### [What the exercise asks]
Can you output the material exactly as written, minus any pictures it holds?
********************
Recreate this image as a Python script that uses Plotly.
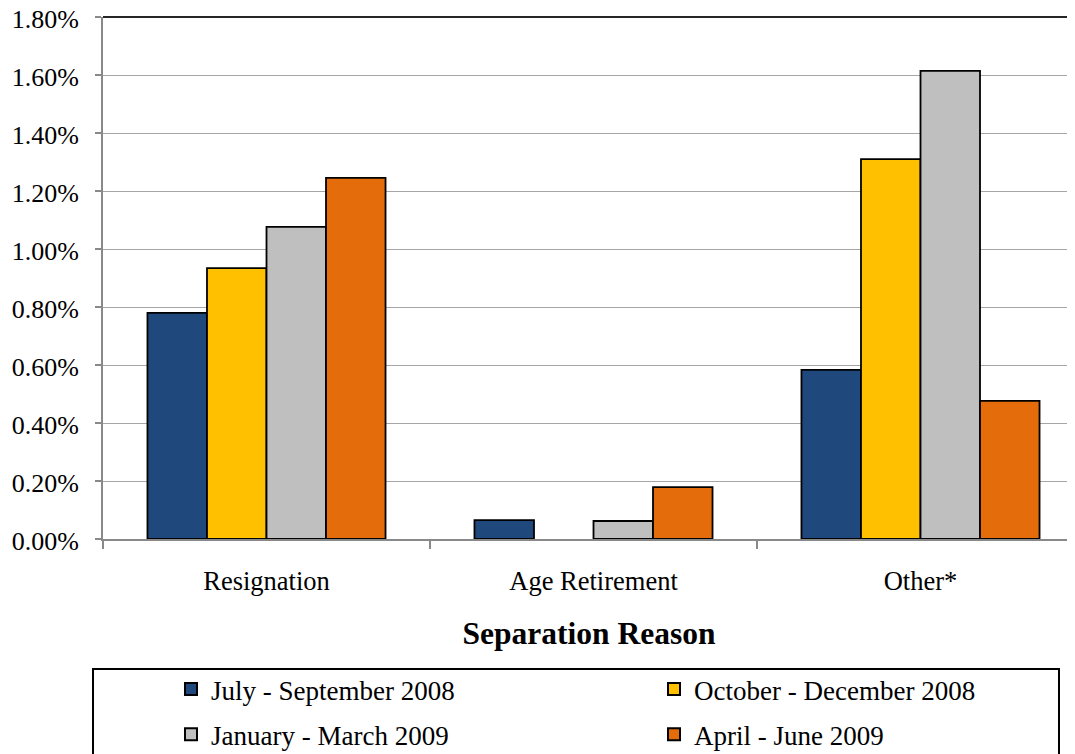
import plotly.graph_objects as go

categories = ["Resignation", "Age Retirement", "Other*"]
series_names = ["July - September 2008", "October - December 2008",
                "January - March 2009", "April - June 2009"]
jul_sep_2008 = [0.78, 0.065, 0.583]
oct_dec_2008 = [0.934, None, 1.31]
jan_mar_2009 = [1.076, 0.062, 1.614]
apr_jun_2009 = [1.245, 0.179, 0.476]
series_values = [jul_sep_2008, oct_dec_2008, jan_mar_2009, apr_jun_2009]
colors = ["#1F497D", "#FFC000", "#BFBFBF", "#E46C0A"]
legend_ids = ["legend", "legend2", "legend", "legend2"]
y_ticks = [0.0, 0.2, 0.4, 0.6, 0.8, 1.0, 1.2, 1.4, 1.6, 1.8]

FONT = "Liberation Serif, Times New Roman, serif"

fig = go.Figure()
for i, (name, vals, col, lg) in enumerate(zip(series_names, series_values, colors, legend_ids)):
    fig.add_trace(go.Bar(
        x=categories, y=vals, name=name, legend=lg, legendgroup=f"g{i}",
        marker=dict(color=col, line=dict(color="black", width=1.8)),
    ))

# page has an 8px body margin; figure coordinates = page coordinates - 8
OFF = 8
W, H = 1075 - OFF, 754 - OFF
L, R, T = 103 - OFF, 0, 17 - OFF
B = H - (539 - OFF)
plot_w = W - L - R
plot_h = H - T - B
cat_px = 327.0
x_end = -0.5 + plot_w / cat_px


def px_x(page_x):
    return (page_x - OFF - L) / plot_w


def px_y(page_y):
    return (H - B - (page_y - OFF)) / plot_h


legend_common = dict(
    orientation="v", yanchor="top", y=px_y(665),
    font=dict(family=FONT, size=27, color="black"),
    bgcolor="rgba(0,0,0,0)", borderwidth=0,
    tracegroupgap=7, traceorder="grouped", itemsizing="constant",
)

fig.update_layout(
    width=W, height=H,
    margin=dict(l=L, r=R, t=T, b=B, pad=0, autoexpand=False),
    paper_bgcolor="white", plot_bgcolor="white",
    barmode="group", bargap=0.272, bargroupgap=0,
    font=dict(family=FONT, color="black", size=26),
    showlegend=True,
    legend=dict(x=px_x(171), xanchor="left", **legend_common),
    legend2=dict(x=px_x(654), xanchor="left", **legend_common),
    xaxis=dict(
        type="category", range=[-0.5, x_end],
        showline=True, linecolor="#898989", linewidth=2,
        ticks="outside", ticklen=8, tickcolor="#898989", tickwidth=2,
        tickson="boundaries",
        tickfont=dict(family=FONT, size=26.5, color="black"),
        ticklabelstandoff=17, ticklabeloverflow="allow",
        title=dict(text="<b>Separation Reason</b>",
                   font=dict(family=FONT, size=31.5, color="black"),
                   standoff=27),
        showgrid=False, zeroline=False, automargin=False,
    ),
    yaxis=dict(
        range=[0, 1.8], tickmode="array", tickvals=y_ticks,
        ticktext=[f"{v:.2f}%" for v in y_ticks],
        showline=True, linecolor="#898989", linewidth=2,
        ticks="outside", ticklen=6, tickcolor="#898989", tickwidth=2,
        tickfont=dict(family=FONT, size=26, color="black"),
        ticklabelstandoff=11, ticklabelshift=2, ticklabeloverflow="allow",
        showgrid=True, gridcolor="#A6A6A6", gridwidth=1,
        zeroline=False, automargin=False,
    ),
    shapes=[
        dict(type="line", xref="paper", yref="paper", x0=0, x1=1, y0=1, y1=1,
             line=dict(color="#262626", width=2)),
        dict(type="rect", xref="paper", yref="paper",
             x0=px_x(93), x1=px_x(1059), y0=px_y(669), y1=px_y(790),
             line=dict(color="black", width=2), fillcolor="rgba(0,0,0,0)"),
    ],
)

fig.write_html("out.html")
********************
### [Exercise output]
Recreate this image as a Python script that uses Plotly.
import plotly.graph_objects as go

categories = ["Resignation", "Age Retirement", "Other*"]
series_names = ["July - September 2008", "October - December 2008",
                "January - March 2009", "April - June 2009"]
jul_sep_2008 = [0.78, 0.065, 0.583]
oct_dec_2008 = [0.934, None, 1.31]
jan_mar_2009 = [1.076, 0.062, 1.614]
apr_jun_2009 = [1.245, 0.179, 0.476]
series_values = [jul_sep_2008, oct_dec_2008, jan_mar_2009, apr_jun_2009]
colors = ["#1F497D", "#FFC000", "#BFBFBF", "#E46C0A"]
legend_ids = ["legend", "legend2", "legend", "legend2"]
y_ticks = [0.0, 0.2, 0.4, 0.6, 0.8, 1.0, 1.2, 1.4, 1.6, 1.8]

FONT = "Liberation Serif, Times New Roman, serif"

fig = go.Figure()
for i, (name, vals, col, lg) in enumerate(zip(series_names, series_values, colors, legend_ids)):
    fig.add_trace(go.Bar(
        x=categories, y=vals, name=name, legend=lg, legendgroup=f"g{i}",
        marker=dict(color=col, line=dict(color="black", width=1.8)),
    ))

# page has an 8px body margin; figure coordinates = page coordinates - 8
OFF = 8
W, H = 1075 - OFF, 754 - OFF
L, R, T = 103 - OFF, 0, 17 - OFF
B = H - (539 - OFF)
plot_w = W - L - R
plot_h = H - T - B
cat_px = 327.0
x_end = -0.5 + plot_w / cat_px


def px_x(page_x):
    return (page_x - OFF - L) / plot_w


def px_y(page_y):
    return (H - B - (page_y - OFF)) / plot_h


legend_common = dict(
    orientation="v", yanchor="top", y=px_y(665),
    font=dict(family=FONT, size=27, color="black"),
    bgcolor="rgba(0,0,0,0)", borderwidth=0,
    tracegroupgap=7, traceorder="grouped", itemsizing="constant",
)

fig.update_layout(
    width=W, height=H,
    margin=dict(l=L, r=R, t=T, b=B, pad=0, autoexpand=False),
    paper_bgcolor="white", plot_bgcolor="white",
    barmode="group", bargap=0.272, bargroupgap=0,
    font=dict(family=FONT, color="black", size=26),
    showlegend=True,
    legend=dict(x=px_x(171), xanchor="left", **legend_common),
    legend2=dict(x=px_x(654), xanchor="left", **legend_common),
    xaxis=dict(
        type="category", range=[-0.5, x_end],
        showline=True, linecolor="#898989", linewidth=2,
        ticks="outside", ticklen=8, tickcolor="#898989", tickwidth=2,
        tickson="boundaries",
        tickfont=dict(family=FONT, size=26.5, color="black"),
        ticklabelstandoff=17, ticklabeloverflow="allow",
        title=dict(text="<b>Separation Reason</b>",
                   font=dict(family=FONT, size=31.5, color="black"),
                   standoff=27),
        showgrid=False, zeroline=False, automargin=False,
    ),
    yaxis=dict(
        range=[0, 1.8], tickmode="array", tickvals=y_ticks,
        ticktext=[f"{v:.2f}%" for v in y_ticks],
        showline=True, linecolor="#898989", linewidth=2,
        ticks="outside", ticklen=6, tickcolor="#898989", tickwidth=2,
        tickfont=dict(family=FONT, size=26, color="black"),
        ticklabelstandoff=11, ticklabelshift=2, ticklabeloverflow="allow",
        showgrid=True, gridcolor="#A6A6A6", gridwidth=1,
        zeroline=False, automargin=False,
    ),
    shapes=[
        dict(type="line", xref="paper", yref="paper", x0=0, x1=1, y0=1, y1=1,
             line=dict(color="#262626", width=2)),
        dict(type="rect", xref="paper", yref="paper",
             x0=px_x(93), x1=px_x(1059), y0=px_y(669), y1=px_y(790),
             line=dict(color="black", width=2), fillcolor="rgba(0,0,0,0)"),
    ],
)

fig.write_html("out.html")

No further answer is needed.